I tried Arc Browser as my default browser for several months. I even tried to talk a few co-workers into doing the same. I absolutely love the way it manages Spaces, and no other browser comes close to this kind of reasonable, real-world tab management, not by light years.
Unfortunately, I’ve had to give up. I’m switching back to Firefox. A few issues were starting to feel like death by a thousand papercuts. Here are my reasons for giving up on Arc:
- Multi-window behavior is just too strange; and I always have two windows open side-by-side on my ultrawide monitor. The way Arc works, all tabs for the active workspace are listed on the left. With you have two windows open to the same workspace, each window lists all the tabs for that workspace; it looks like you can click that tab in either window, which you sometimes can, but not for more app-like sites or heavier interfaces. In short, I found I consistently had to keep mental track of which window actually had any given tab open. This became too much as I moved windows around (which I often do during video calls/screenshares).

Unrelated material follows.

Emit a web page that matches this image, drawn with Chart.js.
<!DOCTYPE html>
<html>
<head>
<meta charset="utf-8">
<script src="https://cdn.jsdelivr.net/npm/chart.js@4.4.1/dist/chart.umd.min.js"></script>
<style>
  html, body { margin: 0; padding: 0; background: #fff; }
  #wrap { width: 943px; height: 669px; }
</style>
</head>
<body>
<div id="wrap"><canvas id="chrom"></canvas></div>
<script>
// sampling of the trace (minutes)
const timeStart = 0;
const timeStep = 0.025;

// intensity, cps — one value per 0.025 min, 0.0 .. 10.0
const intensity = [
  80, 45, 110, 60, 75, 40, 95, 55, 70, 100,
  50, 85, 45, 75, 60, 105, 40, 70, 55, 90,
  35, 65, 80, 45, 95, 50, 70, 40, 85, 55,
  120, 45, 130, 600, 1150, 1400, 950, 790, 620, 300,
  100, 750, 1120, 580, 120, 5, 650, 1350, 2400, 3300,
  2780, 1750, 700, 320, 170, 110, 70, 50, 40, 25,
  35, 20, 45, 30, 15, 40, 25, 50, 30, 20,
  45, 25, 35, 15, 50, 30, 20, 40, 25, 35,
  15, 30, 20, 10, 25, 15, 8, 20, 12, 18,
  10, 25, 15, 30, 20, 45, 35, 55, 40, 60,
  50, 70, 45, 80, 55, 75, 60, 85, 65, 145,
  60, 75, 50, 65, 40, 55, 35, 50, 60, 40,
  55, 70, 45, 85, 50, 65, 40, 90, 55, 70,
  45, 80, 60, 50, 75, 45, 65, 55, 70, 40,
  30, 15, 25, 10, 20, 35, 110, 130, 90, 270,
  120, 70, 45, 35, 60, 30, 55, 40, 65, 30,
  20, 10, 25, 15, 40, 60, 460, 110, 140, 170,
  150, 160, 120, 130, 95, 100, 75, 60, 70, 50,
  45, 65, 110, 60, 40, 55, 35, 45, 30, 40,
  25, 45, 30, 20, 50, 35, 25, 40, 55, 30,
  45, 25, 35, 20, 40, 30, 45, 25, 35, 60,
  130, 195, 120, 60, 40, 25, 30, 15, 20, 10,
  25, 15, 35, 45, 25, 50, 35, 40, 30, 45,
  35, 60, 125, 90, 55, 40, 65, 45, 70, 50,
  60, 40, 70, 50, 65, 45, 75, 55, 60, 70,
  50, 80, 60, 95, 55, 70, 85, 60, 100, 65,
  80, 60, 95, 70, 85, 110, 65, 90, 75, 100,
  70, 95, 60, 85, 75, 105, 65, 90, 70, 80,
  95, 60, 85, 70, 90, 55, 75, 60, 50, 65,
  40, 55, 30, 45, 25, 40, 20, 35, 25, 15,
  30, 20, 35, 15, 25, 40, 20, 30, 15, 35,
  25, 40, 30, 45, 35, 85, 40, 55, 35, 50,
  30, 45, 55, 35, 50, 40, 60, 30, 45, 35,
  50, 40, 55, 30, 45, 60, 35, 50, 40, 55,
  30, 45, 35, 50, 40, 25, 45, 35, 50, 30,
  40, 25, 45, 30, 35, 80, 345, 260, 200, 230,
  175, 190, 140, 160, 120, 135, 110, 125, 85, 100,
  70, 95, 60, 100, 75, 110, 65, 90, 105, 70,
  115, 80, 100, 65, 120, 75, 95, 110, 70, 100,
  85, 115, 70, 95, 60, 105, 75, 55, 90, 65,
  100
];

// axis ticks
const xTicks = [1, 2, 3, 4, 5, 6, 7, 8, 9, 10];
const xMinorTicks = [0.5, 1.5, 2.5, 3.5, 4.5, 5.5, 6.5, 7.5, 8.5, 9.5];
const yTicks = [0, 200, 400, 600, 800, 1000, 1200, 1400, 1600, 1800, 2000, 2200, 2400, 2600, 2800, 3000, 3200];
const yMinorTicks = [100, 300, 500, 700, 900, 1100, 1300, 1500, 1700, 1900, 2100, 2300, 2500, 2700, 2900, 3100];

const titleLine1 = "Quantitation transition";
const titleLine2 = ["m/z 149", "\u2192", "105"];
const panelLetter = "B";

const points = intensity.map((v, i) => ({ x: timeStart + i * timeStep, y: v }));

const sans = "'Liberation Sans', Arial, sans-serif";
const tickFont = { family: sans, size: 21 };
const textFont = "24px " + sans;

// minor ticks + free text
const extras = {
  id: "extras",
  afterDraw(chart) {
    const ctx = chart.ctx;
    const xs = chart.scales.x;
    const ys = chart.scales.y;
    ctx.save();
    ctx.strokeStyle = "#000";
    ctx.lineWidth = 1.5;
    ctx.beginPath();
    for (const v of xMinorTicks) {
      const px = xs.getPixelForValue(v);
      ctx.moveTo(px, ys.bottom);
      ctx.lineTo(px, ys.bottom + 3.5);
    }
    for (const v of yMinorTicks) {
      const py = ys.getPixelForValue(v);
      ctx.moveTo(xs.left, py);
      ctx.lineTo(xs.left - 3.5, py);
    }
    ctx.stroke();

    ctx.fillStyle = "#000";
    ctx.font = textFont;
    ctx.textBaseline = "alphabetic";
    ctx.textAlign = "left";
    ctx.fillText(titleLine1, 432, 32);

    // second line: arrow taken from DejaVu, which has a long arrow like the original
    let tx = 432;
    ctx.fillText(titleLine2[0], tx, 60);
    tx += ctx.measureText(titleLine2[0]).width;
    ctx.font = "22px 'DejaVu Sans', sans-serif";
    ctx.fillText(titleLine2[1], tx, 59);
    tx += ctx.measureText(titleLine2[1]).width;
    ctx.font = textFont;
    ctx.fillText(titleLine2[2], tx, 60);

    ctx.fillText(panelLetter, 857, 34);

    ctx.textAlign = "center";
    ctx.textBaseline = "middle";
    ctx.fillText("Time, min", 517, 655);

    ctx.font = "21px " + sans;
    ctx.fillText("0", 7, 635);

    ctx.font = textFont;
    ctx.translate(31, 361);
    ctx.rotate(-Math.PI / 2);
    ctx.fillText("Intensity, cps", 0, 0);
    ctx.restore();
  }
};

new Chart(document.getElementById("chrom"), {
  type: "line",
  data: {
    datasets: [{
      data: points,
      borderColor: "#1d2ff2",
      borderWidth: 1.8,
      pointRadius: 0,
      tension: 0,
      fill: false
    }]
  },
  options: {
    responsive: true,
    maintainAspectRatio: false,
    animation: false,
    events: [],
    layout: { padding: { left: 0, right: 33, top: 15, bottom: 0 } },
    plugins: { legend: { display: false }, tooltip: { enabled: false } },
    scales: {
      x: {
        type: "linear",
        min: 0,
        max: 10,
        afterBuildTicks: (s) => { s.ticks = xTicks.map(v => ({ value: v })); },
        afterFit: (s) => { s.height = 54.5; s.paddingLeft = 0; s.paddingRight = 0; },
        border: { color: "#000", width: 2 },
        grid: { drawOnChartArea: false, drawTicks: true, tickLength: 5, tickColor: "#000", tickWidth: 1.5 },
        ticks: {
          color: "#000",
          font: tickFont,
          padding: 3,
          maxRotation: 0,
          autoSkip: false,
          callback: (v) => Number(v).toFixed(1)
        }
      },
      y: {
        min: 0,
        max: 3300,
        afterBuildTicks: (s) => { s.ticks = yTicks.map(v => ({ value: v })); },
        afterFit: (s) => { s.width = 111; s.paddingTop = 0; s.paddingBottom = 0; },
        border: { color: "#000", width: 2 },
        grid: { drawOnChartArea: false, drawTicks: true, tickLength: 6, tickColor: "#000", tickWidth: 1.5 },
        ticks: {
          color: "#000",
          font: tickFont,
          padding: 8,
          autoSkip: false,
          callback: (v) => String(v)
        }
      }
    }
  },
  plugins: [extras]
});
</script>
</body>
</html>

- I miss the URL bar. I get what they’re going for with the ultra-minimalism, but this is just a bit too far. “Developer mode” seemed like a promising compromise, but I wasn’t about to take the three clicks needed to activate it for each and every website where I might manually edit the url.

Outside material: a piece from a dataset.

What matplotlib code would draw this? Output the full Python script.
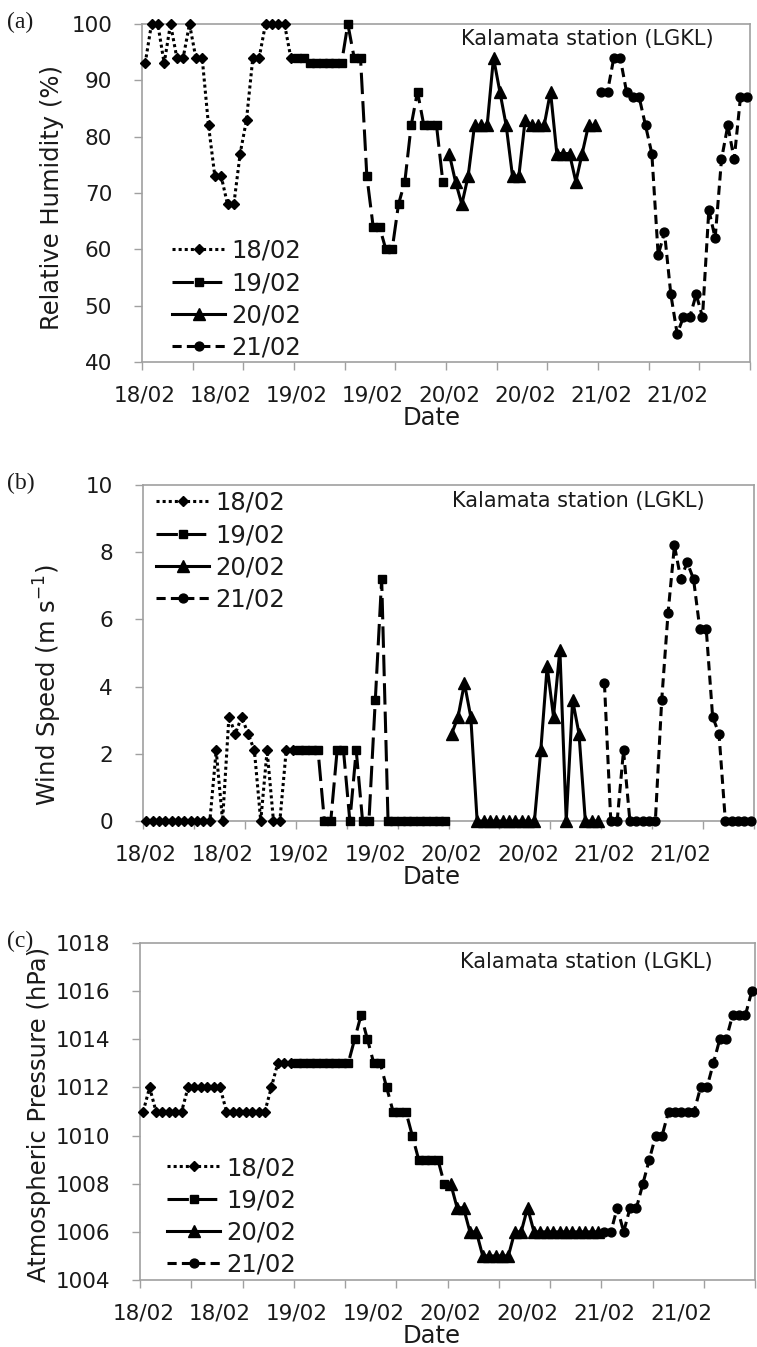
import matplotlib
matplotlib.use("Agg")
import matplotlib.pyplot as plt
import numpy as np

# ---------------- data ----------------
days = ["18/02", "19/02", "20/02", "21/02"]
hours_per_day = 24
xtick_labels = ["18/02", "18/02", "19/02", "19/02", "20/02", "20/02", "21/02", "21/02"]
station = "Kalamata station (LGKL)"

rh_18 = [93, 100, 100, 93, 100, 94, 94, 100, 94, 94, 82, 73, 73, 68, 68, 77, 83, 94, 94, 100, 100, 100, 100, 94]
rh_19 = [94, 94, 93, 93, 93, 93, 93, 93, 100, 94, 94, 73, 64, 64, 60, 60, 68, 72, 82, 88, 82, 82, 82, 72]
rh_20 = [77, 72, 68, 73, 82, 82, 82, 94, 88, 82, 73, 73, 83, 82, 82, 82, 88, 77, 77, 77, 72, 77, 82, 82]
rh_21 = [88, 88, 94, 94, 88, 87, 87, 82, 77, 59, 63, 52, 45, 48, 48, 52, 48, 67, 62, 76, 82, 76, 87, 87]

ws_18 = [0, 0, 0, 0, 0, 0, 0, 0, 0, 0, 0, 2.1, 0, 3.1, 2.6, 3.1, 2.6, 2.1, 0, 2.1, 0, 0, 2.1, 2.1]
ws_19 = [2.1, 2.1, 2.1, 2.1, 0, 0, 2.1, 2.1, 0, 2.1, 0, 0, 3.6, 7.2, 0, 0, 0, 0, 0, 0, 0, 0, 0, 0]
ws_20 = [2.6, 3.1, 4.1, 3.1, 0, 0, 0, 0, 0, 0, 0, 0, 0, 0, 2.1, 4.6, 3.1, 5.1, 0, 3.6, 2.6, 0, 0, 0]
ws_21 = [4.1, 0, 0, 2.1, 0, 0, 0, 0, 0, 3.6, 6.2, 8.2, 7.2, 7.7, 7.2, 5.7, 5.7, 3.1, 2.6, 0, 0, 0, 0, 0]

p_18 = [1011, 1012, 1011, 1011, 1011, 1011, 1011, 1012, 1012, 1012, 1012, 1012, 1012,
        1011, 1011, 1011, 1011, 1011, 1011, 1011, 1012, 1013, 1013, 1013]
p_19 = [1013, 1013, 1013, 1013, 1013, 1013, 1013, 1013, 1013, 1014, 1015, 1014,
        1013, 1013, 1012, 1011, 1011, 1011, 1010, 1009, 1009, 1009, 1009, 1008]
p_20 = [1008, 1007, 1007, 1006, 1006, 1005, 1005, 1005, 1005, 1005, 1006, 1006,
        1007, 1006, 1006, 1006, 1006, 1006, 1006, 1006, 1006, 1006, 1006, 1006]
p_21 = [1006, 1006, 1007, 1006, 1007, 1007, 1008, 1009, 1010, 1010, 1011, 1011,
        1011, 1011, 1011, 1012, 1012, 1013, 1014, 1014, 1015, 1015, 1015, 1016]

panels = [
    dict(tag="(a)", series=[rh_18, rh_19, rh_20, rh_21], ylim=(40, 100), ystep=10,
         ylabel="Relative Humidity (%)"),
    dict(tag="(b)", series=[ws_18, ws_19, ws_20, ws_21], ylim=(0, 10), ystep=2,
         ylabel="Wind Speed (m s$^{-1}$)"),
    dict(tag="(c)", series=[p_18, p_19, p_20, p_21], ylim=(1004, 1018), ystep=2,
         ylabel="Atmospheric Pressure (hPa)"),
]

# ---------------- styling / layout ----------------
W, H = 757, 1347
fig = plt.figure(figsize=(W / 100, H / 100), dpi=100)
plt.rcParams['font.family'] = ['DejaVu Sans']

# axes boxes in pixels: left, right, top, bottom
boxes = [(142, 750, 24, 362), (143, 754, 485, 821), (140, 755, 943, 1280)]
ylabel_right = [64, 64, 51]
ylabel_center = [198, 685, 1114]
legend_anchor = [(172, 239), (156, 491), (167, 1156)]
station_pos = [(587, 39), (578, 501), (586, 962)]
tag_pos = [(7, 22), (7, 483), (7, 941)]

styles = [
    dict(ls=(0, (1, 1.0)), marker='D', ms=5.0),
    dict(ls=(0, (7, 2.3)), marker='s', ms=6.2),
    dict(ls='-', marker='^', ms=8.0),
    dict(ls=(0, (3.0, 1.7)), marker='o', ms=6.4),
]
gray = '#a0a0a0'
txtc = '#1a1a1a'
n_total = hours_per_day * len(days)

for k, p in enumerate(panels):
    l, r, t, b = boxes[k]
    ax = fig.add_axes([l / W, 1 - b / H, (r - l) / W, (b - t) / H])
    for d, (day, vals) in enumerate(zip(days, p["series"])):
        x = np.arange(len(vals)) + d * hours_per_day
        st = styles[d]
        ax.plot(x, vals, color='black', lw=2.2, linestyle=st['ls'], marker=st['marker'],
                markersize=st['ms'], markerfacecolor='black', markeredgecolor='black',
                label=day, zorder=3 + d, clip_on=False)
    ax.set_xlim(-0.5, n_total - 0.5)
    ax.set_ylim(*p["ylim"])
    ax.set_yticks(np.arange(p["ylim"][0], p["ylim"][1] + 0.01, p["ystep"]))
    # major ticks every 8 h without labels, labels every 12 h
    ax.set_xticks(np.arange(-0.5, n_total, 8))
    ax.set_xticklabels([])
    ax.set_xticks(np.arange(0, n_total, 12), xtick_labels, minor=True)
    ax.tick_params(axis='x', which='major', length=5.5, width=1.0, color=gray, direction='out')
    ax.tick_params(axis='x', which='minor', length=0, pad=17, labelsize=15.5, labelcolor=txtc)
    ax.tick_params(axis='y', which='major', length=5.5, width=1.0, color=gray, direction='out',
                   pad=16, labelsize=15.5, labelcolor=txtc)
    for s in ax.spines.values():
        s.set_color(gray)
        s.set_linewidth(1.2)

    ax.set_ylabel(p["ylabel"], fontsize=17.5, color=txtc)
    ax.yaxis.set_label_coords((ylabel_right[k] - l) / (r - l), (b - ylabel_center[k]) / (b - t))
    ax.set_xlabel("Date", fontsize=17.5, color=txtc)
    ax.xaxis.label.set_va('center')
    ax.xaxis.set_label_coords((432 - l) / (r - l), -(56) / (b - t))

    lx, ly = legend_anchor[k]
    ax.legend(loc='upper left', bbox_to_anchor=(lx / W, 1 - ly / H), bbox_transform=fig.transFigure,
              frameon=False, fontsize=17.5, handlelength=2.2, handletextpad=0.25,
              labelspacing=0.33, borderpad=0, borderaxespad=0, numpoints=1, labelcolor=txtc)

    sx, sy = station_pos[k]
    fig.text(sx / W, 1 - sy / H, station, fontsize=15, ha='center', va='center', color=txtc)
    tx, ty = tag_pos[k]
    fig.text(tx / W, 1 - ty / H, p["tag"], fontsize=17, ha='left', va='center',
             family=['Liberation Serif', 'DejaVu Serif'], color=txtc)

fig.savefig("out.png", dpi=100)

- Even with careful folder management, I just have too many boorkmarks in my Space for “work”. Because in Arc, your tabs are your bookmarks. My permanent tabs filled the left sidebar much of the time, even with only a couple temporary tabs open.
- I really, really want my browser history to sync with my phone. After the disappointing launch of their mobile app that was... well, not even a browser, I couldn’t do it any longer.